MONTCLARION: May 13, 2011
There’s finally some good news in the fight against crime in the hills. Police have arrested a career criminal they caught red-handed in an abandoned home he was illegally occupying. Jewelry, electronics — in fact, two van-loads of stolen property — have been recovered. All this can be returned now to the rightful owners.
The question remains “… how many crooks are still out there looking for easy targets? Two friends in one week had their homes burglarized recently.
The sickening feeling of coming home and finding your sanctuary has been violated is just part of the problem. The other is the slow police response time.
“How am I supposed to put two young girls to bed in their home when the front door won’t even close,” writes one victim whose husband stayed behind to wait for police. “He waited for eight hours!” she says. “At 4 a.m., police finally showed up.”
MUSICAL NOTES: Next time you hear music coming from your neighbor’s house, don’t just assume it’s a party.
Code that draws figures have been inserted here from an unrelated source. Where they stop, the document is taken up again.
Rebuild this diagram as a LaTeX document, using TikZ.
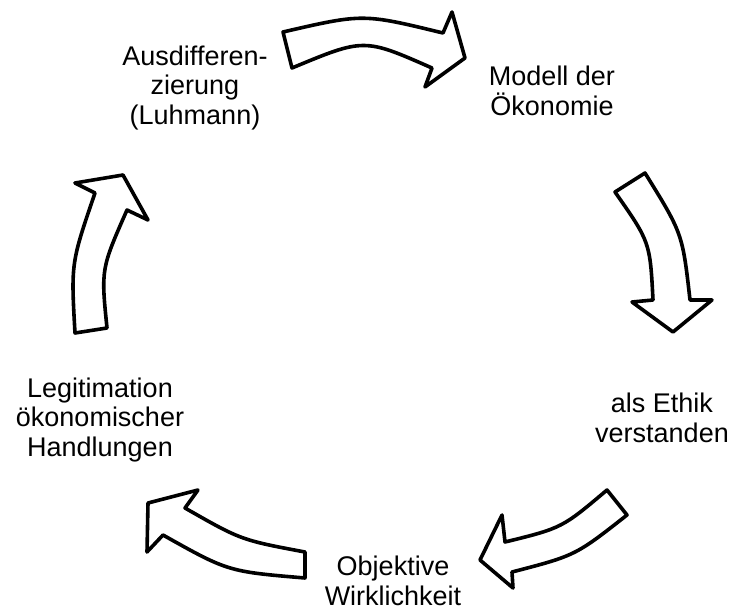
\documentclass[tikz,border=0pt]{standalone}
\usepackage{fontspec}
\setmainfont{Liberation Sans}
\begin{document}
\begin{tikzpicture}[x=1pt,y=-1pt,
  blockarrow/.style={draw=black,fill=white,line width=3.6pt,line join=round},
  lbl/.style={align=center,inner sep=0pt,font=\fontsize{27}{29.5}\selectfont}]
\useasboundingbox (0,0) rectangle (736,610);
% arrows
\draw[blockarrow] (283,32) .. controls (363,13.5) .. (443,33) -- (452,12) -- (465,58) -- (425,87) -- (432,68) .. controls (364,38) .. (292,68) -- cycle;
\draw[blockarrow] (615,192) -- (645,173) .. controls (682.5,233.5) .. (690,300) -- (712,300) -- (673,332) -- (632,302) -- (653,300) .. controls (650,242) .. (615,192) -- cycle;
\draw[blockarrow] (627,515) -- (607,490) .. controls (562,528) .. (505,542) -- (502,515) -- (480,560) -- (513,588) -- (512,572) .. controls (575.5,555.5) .. (627,515) -- cycle;
\draw[blockarrow] (305,552) .. controls (241,540) .. (185,508) -- (198,490) -- (148,503) -- (147,552) -- (163,535) .. controls (228,571.5) .. (305,578) -- cycle;
\draw[blockarrow] (107,328) -- (75,333) .. controls (71,263) .. (95,193) -- (75,183) -- (123,175) -- (148,220) -- (127,210) .. controls (101,269) .. (107,328) -- cycle;
% labels
\node[lbl] (ausd) at (195,88) {Ausdifferen-\\zierung\\(Luhmann)};
\node[lbl] (modell) at (552,91) {Modell der\\Ökonomie};
\node[lbl] (ethik) at (662,418) {als Ethik\\verstanden};
\node[lbl] (obj) at (393,581) {Objektive\\Wirklichkeit};
\node[lbl] (legit) at (100,420) {Legitimation\\ökonomischer\\Handlungen};
\end{tikzpicture}
\end{document}
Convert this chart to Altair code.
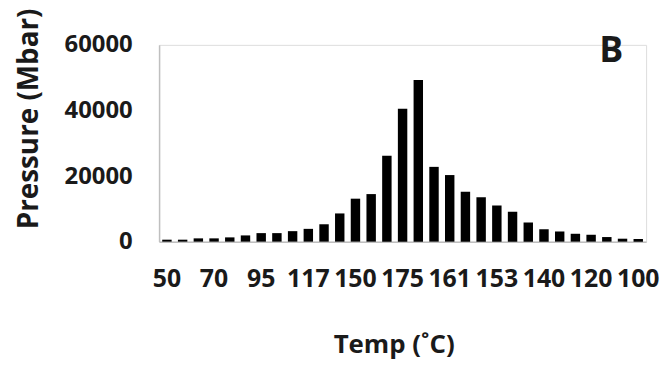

It could be a homegrown nightclub coming to a street near you. They’re called living room concerts, and more and more people are hosting them — including a number of live music fans in Piedmont and Oakland.
Big in the folk music scene, rock and pop musicians are now using living room parties to market themselves as the recording business continues to change. One of my friends is bringing in Pat Dinizio, the lead singer of the Smithereens. He travels across the country doing these kinds of parties and is promoting his band’s new album, “2011.” I can’t wait to plop down on my friend’s sofa and be entertained.
TUNNEL TALK: Orinda gets silly on Saturday night, when Rich Little comes to the Orinda Theatre. How appropriate for the Art Deco movie palace to host one of America’s legendary comedians. Little can still put you in stitches with impressions of more than 200 celebrity voices. Tickets are available at the box office or at http://www.theorindatheatre.com.
ANIMAL TALES: Keep your eyes peeled for a mother mountain lion and her cub, spotted last week on Skyline Boulevard about 100 yards south of Sibley Volcanic Regional Preserve. Reader Bill Laidley says the cats bounded into the park when he approached them by car, but he got a good look at them.
“I could see four yellow eyes,” he writes, adding that the little one ran into the park first, followed by a really big cat with a tail that was about 21/2 feet long. “It jumped about three times and disappeared down the slope after the little one.” It’s not surprising. Isn’t there a flock of fat turkeys hanging out in the area?